Wednesday, October 17, 2012

5 Easy Funds

Earlier this week, I received my first addition of the Kiplinger's Personal Finance magazine.  I managed to acquire this magazine through a survey I completed which wasn't all that taxing, and provided me with a free year's subscription.  Not too bad if you ask me.  I read through the magazine and was not disappointed.  With all my own personal finance experience, I can sometimes find these kind of subjects a little too basic for me, but Kiplinger's had articles for everyone in their financial journey.  One such article that I found incredibly interesting was the simple portfolio suggestions.  The rest of this article is my take on the investments they subscribe.  Each one is slightly more complex than the previous.  I won't get into too much detail as to whether the funds will provide decent returns.

"The Ultra-Simple Choice"
1.) 60% Vanguard Total World Stock Index (VTWSX)
2.) 40% Vanguard Total Bond Market Index (VBMFX)

This portfolio is about as simple as you can get while achieving maximum diversification.  Expenses are low, and you profit when the world profits.  The only downside is, like any index fund, you get the good with the bad.

"For Small Accounts"
1.) 33% Amana Income (AMANX)
2.) 33% Homestead Small Company Stock (HSCSX)
3.) 33% Schwab International Index (SWISX)

I've been preaching the Schwab funds ever since they made them free for Schwab clients.  They are cheap and easy to diversify your investments.  I like to point out that this portfolio is diversified and only requires $1,500 to create.  Future investments are also cheep. Amana invests according to "Islamic Principles" if that's something you're interested in.

"ETF's for Income"
1.) 30% Vanguard Dividend Appreciation (VIG)
2.) 20% PowerShares International Dividend Achievers (PID)
3.) 20% SPDR Barclays Capital High Yield Bond (JNK)
4.) 30% Pimco Total Return (BOND)

The goal of this portfolio is straight up income, and currently provides a 3.1% annual cash return.  Keep in mind that this portfolio will have some volatility, but none of that really matters if income is your main driver.
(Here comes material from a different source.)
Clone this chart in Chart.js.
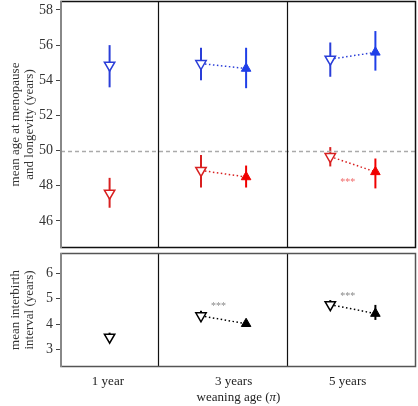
<!DOCTYPE html>
<html>
<head>
<meta charset="utf-8">
<script src="https://cdn.jsdelivr.net/npm/chart.js@4.4.1/dist/chart.umd.min.js"></script>
<style>
  body { margin: 0; background: #fff; }
  #wrap { position: relative; width: 418px; height: 406px; }
  #top { position: absolute; left: 0; top: 0; }
  #bot { position: absolute; left: 0; top: 250px; }
</style>
</head>
<body>
<div id="wrap">
  <canvas id="top" width="418" height="250"></canvas>
  <canvas id="bot" width="418" height="156"></canvas>
</div>
<script>
// weaning age groups (x positions on a linear axis) and their labels
const groupLabels = ['1 year', '3 years', '5 years'];
const labelPos = [1.11, 2.085, 2.97];
const openX = [1.123, 1.832, 2.835];
const filledX = [2.182, 3.185];
const panelDividers = [1.5, 2.5];

// top panel: mean age at menopause (red) and longevity (blue)
const blueOpen = [54.86, 54.95, 55.2];
const blueOpenLo = [53.6, 54.0, 54.2];
const blueOpenHi = [56.0, 55.85, 56.15];
const blueFilled = [54.67, 55.59];
const blueFilledLo = [53.55, 54.55];
const blueFilledHi = [55.85, 56.8];
const redOpen = [47.58, 48.87, 49.66];
const redOpenLo = [46.75, 47.9, 49.1];
const redOpenHi = [48.45, 49.75, 50.2];
const redFilled = [48.5, 48.79];
const redFilledLo = [47.9, 47.85];
const redFilledHi = [49.15, 49.55];
const topTicks = [46, 48, 50, 52, 54, 56, 58];

// bottom panel: mean interbirth interval
const ibiOpen = [3.49, 4.33, 4.77];
const ibiOpenLo = [3.42, 4.2, 4.6];
const ibiOpenHi = [3.67, 4.53, 4.95];
const ibiFilled = [4.02, 4.42];
const ibiFilledLo = [3.93, 4.17];
const ibiFilledHi = [4.12, 4.76];
const botTicks = [3, 4, 5, 6];

const SERIF = "'Liberation Serif', 'Times New Roman', serif";
const BLUE = '#2a3ed8';
const BLUE2 = '#1f3fe8';
const RED = '#d82020';
const RED2 = '#f00000';

const pts = (xs, ys) => xs.map((x, i) => ({ x: x, y: ys[i] }));

function markers(label, xs, ys, lo, hi, color, open) {
  return {
    type: 'scatter', label: label,
    data: pts(xs, ys), errLo: lo, errHi: hi, errColor: color,
    pointStyle: 'triangle',
    rotation: open ? 180 : 0,
    pointRadius: open ? 6 : 5.5,
    pointHoverRadius: open ? 6 : 5.5,
    borderWidth: open ? 1.5 : 1,
    borderColor: color,
    backgroundColor: open ? '#fff' : color,
    order: 1
  };
}

// dotted line from open to filled marker of each later group
function links(openYs, filledYs, color) {
  return filledX.map((x, i) => ({
    type: 'line',
    data: [{ x: openX[i + 1], y: openYs[i + 1] }, { x: x, y: filledYs[i] }],
    borderColor: color, borderWidth: 1.5, borderDash: [1.5, 2.5],
    pointRadius: 0, fill: false, order: 2
  }));
}

const errorBars = {
  id: 'errorBars',
  beforeDatasetsDraw(chart) {
    const ctx = chart.ctx;
    const xs = chart.scales.x, ys = chart.scales.y;
    chart.data.datasets.forEach(ds => {
      if (!ds.errLo) return;
      ctx.save();
      ctx.strokeStyle = ds.errColor;
      ctx.lineWidth = 2;
      ds.data.forEach((p, i) => {
        const px = xs.getPixelForValue(p.x);
        ctx.beginPath();
        ctx.moveTo(px, ys.getPixelForValue(ds.errLo[i]));
        ctx.lineTo(px, ys.getPixelForValue(ds.errHi[i]));
        ctx.stroke();
      });
      ctx.restore();
    });
  }
};

const panelFrame = {
  id: 'panelFrame',
  beforeDatasetsDraw(chart, args, opts) {
    const { ctx, chartArea: a } = chart;
    const xs = chart.scales.x, ys = chart.scales.y;
    ctx.save();
    if (opts.refLine != null) {
      const py = Math.round(ys.getPixelForValue(opts.refLine)) + 0.5;
      ctx.strokeStyle = '#aaaaaa';
      ctx.lineWidth = 1.5;
      ctx.setLineDash([4, 3]);
      ctx.beginPath();
      ctx.moveTo(a.left, py);
      ctx.lineTo(a.right, py);
      ctx.stroke();
      ctx.setLineDash([]);
    }
    ctx.strokeStyle = '#111';
    ctx.lineWidth = 1.2;
    panelDividers.forEach(v => {
      const px = Math.round(xs.getPixelForValue(v)) + 0.5;
      ctx.beginPath();
      ctx.moveTo(px, a.top);
      ctx.lineTo(px, a.bottom);
      ctx.stroke();
    });
    ctx.restore();
  },
  afterDraw(chart, args, opts) {
    const { ctx, chartArea: a } = chart;
    const xs = chart.scales.x, ys = chart.scales.y;
    ctx.save();
    ctx.strokeStyle = opts.frameColor;
    ctx.lineWidth = 1.5;
    ctx.strokeRect(a.left, a.top + 0.5, a.right - a.left - 0.5, a.bottom - a.top - 1);
    ctx.strokeStyle = '#888';
    ctx.lineWidth = 2;
    ctx.beginPath();
    ctx.moveTo(a.left, a.top);
    ctx.lineTo(a.left, a.bottom);
    ctx.stroke();
    ctx.font = '10px ' + SERIF;
    ctx.textAlign = 'center';
    ctx.textBaseline = 'middle';
    (opts.stars || []).forEach(s => {
      ctx.fillStyle = s.color;
      ctx.fillText('***', xs.getPixelForValue(s.x), ys.getPixelForValue(s.y));
    });
    if (opts.xTitle) {
      const cx = (a.left + a.right) / 2;
      const y = chart.height - 8;
      ctx.fillStyle = '#222';
      const p1 = 'weaning age (', p3 = ')';
      ctx.font = '13px ' + SERIF;
      const w1 = ctx.measureText(p1).width, w3 = ctx.measureText(p3).width;
      ctx.font = 'italic 13px ' + SERIF;
      const w2 = ctx.measureText('π').width;
      const x = cx - (w1 + w2 + w3) / 2;
      ctx.textAlign = 'left';
      ctx.font = '13px ' + SERIF;
      ctx.fillText(p1, x, y);
      ctx.font = 'italic 13px ' + SERIF;
      ctx.fillText('π', x + w1, y);
      ctx.font = '13px ' + SERIF;
      ctx.fillText(p3, x + w1 + w2, y);
    }
    ctx.restore();
  }
};

function yAxis(min, max, ticks, title) {
  return {
    min: min, max: max,
    afterFit: s => { s.width = 61; s.paddingTop = 0; s.paddingBottom = 0; },
    afterBuildTicks: s => { s.ticks = ticks.map(v => ({ value: v })); },
    grid: { drawOnChartArea: false, drawTicks: true, tickLength: 5, color: '#444' },
    border: { display: false },
    ticks: { padding: 3, color: '#333', font: { family: SERIF, size: 14 } },
    title: {
      display: true, text: title, color: '#333',
      font: { family: SERIF, size: 13, lineHeight: 1.1 },
      padding: { top: 8, bottom: 0 }
    }
  };
}

Chart.defaults.animation = false;

new Chart(document.getElementById('top'), {
  type: 'scatter',
  data: {
    datasets: [
      markers('longevity, before', openX, blueOpen, blueOpenLo, blueOpenHi, BLUE, true),
      markers('longevity, after', filledX, blueFilled, blueFilledLo, blueFilledHi, BLUE2, false),
      markers('menopause, before', openX, redOpen, redOpenLo, redOpenHi, RED, true),
      markers('menopause, after', filledX, redFilled, redFilledLo, redFilledHi, RED2, false),
      ...links(blueOpen, blueFilled, BLUE),
      ...links(redOpen, redFilled, RED)
    ]
  },
  options: {
    responsive: false,
    devicePixelRatio: 1,
    layout: { autoPadding: false, padding: { top: 1, bottom: 2, right: 2, left: 0 } },
    plugins: {
      legend: { display: false },
      tooltip: { enabled: false },
      panelFrame: {
        refLine: 50, frameColor: '#111',
        stars: [{ x: 2.97, y: 48.17, color: '#f06a6a' }]
      }
    },
    scales: {
      x: { type: 'linear', min: 0.746, max: 3.5, display: false },
      y: yAxis(44.46, 58.51, topTicks, ['mean age at menopause', 'and longevity (years)'])
    }
  },
  plugins: [errorBars, panelFrame]
});

new Chart(document.getElementById('bot'), {
  type: 'scatter',
  data: {
    datasets: [
      markers('interbirth, before', openX, ibiOpen, ibiOpenLo, ibiOpenHi, '#000', true),
      markers('interbirth, after', filledX, ibiFilled, ibiFilledLo, ibiFilledHi, '#000', false),
      ...links(ibiOpen, ibiFilled, '#000')
    ]
  },
  options: {
    responsive: false,
    devicePixelRatio: 1,
    layout: { autoPadding: false, padding: { top: 3, bottom: 0, right: 2, left: 0 } },
    plugins: {
      legend: { display: false },
      tooltip: { enabled: false },
      panelFrame: {
        frameColor: '#555', xTitle: true,
        stars: [{ x: 1.967, y: 4.72, color: '#888' }, { x: 2.97, y: 5.11, color: '#888' }]
      }
    },
    scales: {
      x: {
        type: 'linear', min: 0.746, max: 3.5,
        afterFit: s => { s.height = 39; s.paddingLeft = 0; s.paddingRight = 0; },
        afterBuildTicks: s => { s.ticks = labelPos.map(v => ({ value: v })); },
        grid: { drawOnChartArea: false, drawTicks: false },
        border: { display: false },
        ticks: {
          padding: 7, color: '#222', maxRotation: 0, autoSkip: false,
          font: { family: SERIF, size: 13 },
          callback: (v, i) => groupLabels[i]
        }
      },
      y: yAxis(2.32, 6.8, botTicks, ['mean interbirth', 'interval (years)'])
    }
  },
  plugins: [errorBars, panelFrame]
});
</script>
</body>
</html>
"ETF's for Long-Term Growth"
1.) 30% iShares S&P 500 Index (IVV)
2.) 25% iShares Russell 2000 Value Index (IWN)
3.) 30% Vanguard MSCI Emerging Markets (VWO)
4.) 15% SPDR Dow Jones REIT (RWR)

This portfolio is for those that have a long time to wait until retirement.  Due to stock market and real estate fluctuations, you want to hold this portfolio for at least 10 years.  What's nice about it is that you get some more exposure to small cap stocks through the value fund, emerging markets through the Vanguard fund, and real estate through the REIT fund.

"A Kipliger 25 Package"
1.) 25% Fidelity Contrafund (FCNTX)
2.) 15% Akre Focus (AKREX)
3.) 10% Haror International (HIINX)
4.) 10% T. Rowe Price Emerging Markets Stock (PRMSX)
5.) 40% Harbor Bond Institutional (HABDX)

I'm not too familiar with most of these funds, but Kiplinger's recommends them based on the the skill of the fund managers.  Overall, it still maintains the 60/40 stock to bond split.

Generally speaking, I find all of these funds a little too conservative for me.  Starting in your 30's with a Stock to Bond mix of 80/20, you should increase your bond exposure by 10% each decade you live.  That means, in your 60's you would only have 50% of your income in stocks.  Let's face it.  You could live to be 100 years old, and you should start investing like it's possible.

I'm still digging through the magazine, but overall, I give it an 8/10.

Wonderful Moment of the Day: Fall leaves.